Bakhtiar conceded that she agreed in her settlement not to speak of her experience. But she said she was emboldened to step forward by the sexual harassment lawsuit that former Fox News anchor Gretchen Carlson brought against Ailes this month, and a subsequent investigation that has brought to light at least 10 other claims of improper behavior involving him. Ailes resigned on Thursday.

The investigation by Fox News' parent company, 21st Century Fox, focused narrowly on Ailes. But in interviews, current and former employees described instances of harassment and intimidation that went beyond Ailes and suggested a broader problem.

About a dozen women said that they had experienced some form of sexual harassment or intimidation at Fox News or the Fox Business Network, and a half-dozen more said they had witnessed it. Two of them cited Ailes and the rest cited other supervisors. With the exception of Bakhtiar, they all spoke on the condition of anonymity, citing fear of retribution.
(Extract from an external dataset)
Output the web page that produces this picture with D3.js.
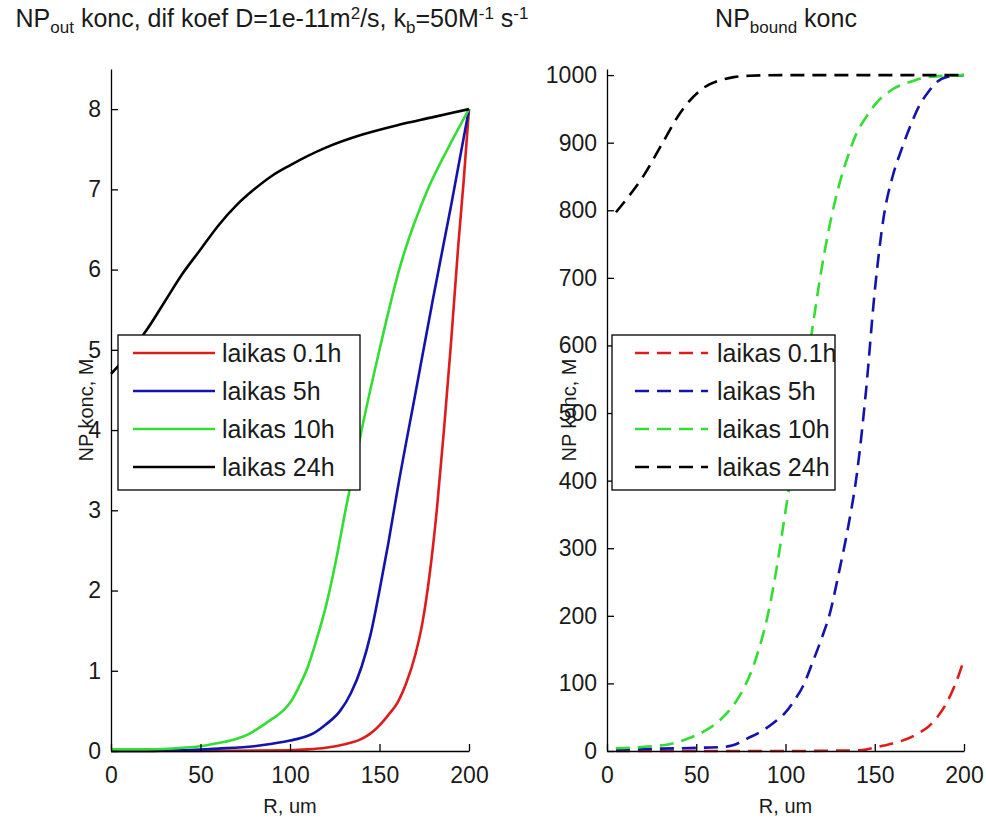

Several said that inappropriate comments about a woman's appearance and sex life were frequent.

In a statement Friday, Julie Henderson, a spokeswoman for 21st Century Fox, said, "As we've made clear, there's absolutely no room anywhere at our company for behavior that disrespects women or contributes to an uncomfortable work environment."

The networks were run with an iron fist by Ailes, the founding chairman, who established the channels as a lucrative profit center and an influential voice in politics.

One woman who is still there said that a producer of a show on which she frequently appeared persuaded her to go on dates with him. When she decided that she had had enough, he ceased to have her on his show, she said.

One former reporter said that behind closed doors, Ailes often made provocative comments. She also said that each meeting with Ailes began and ended with a hug and a kiss, a ritual that made her uncomfortable. Messages sent to Ailes' lawyers seeking comment were not returned.

One current employee said she was with a male supervisor in 2009 when she asked to work on an assignment. He turned to her and said, "Sure," then conditioned it on oral sex. The woman said she laughed it off, thinking that she would face retaliation if she said the comment was inappropriate.

Other women, however, said the environment was not as bad as recent news suggested. Ashana Clark, a makeup artist for Fox News from 2003 to 2014, said that the company held sexual harassment training sessions at which employees were told not to make sexual jokes or references. "After that," she said, "you didn't see a lot of it."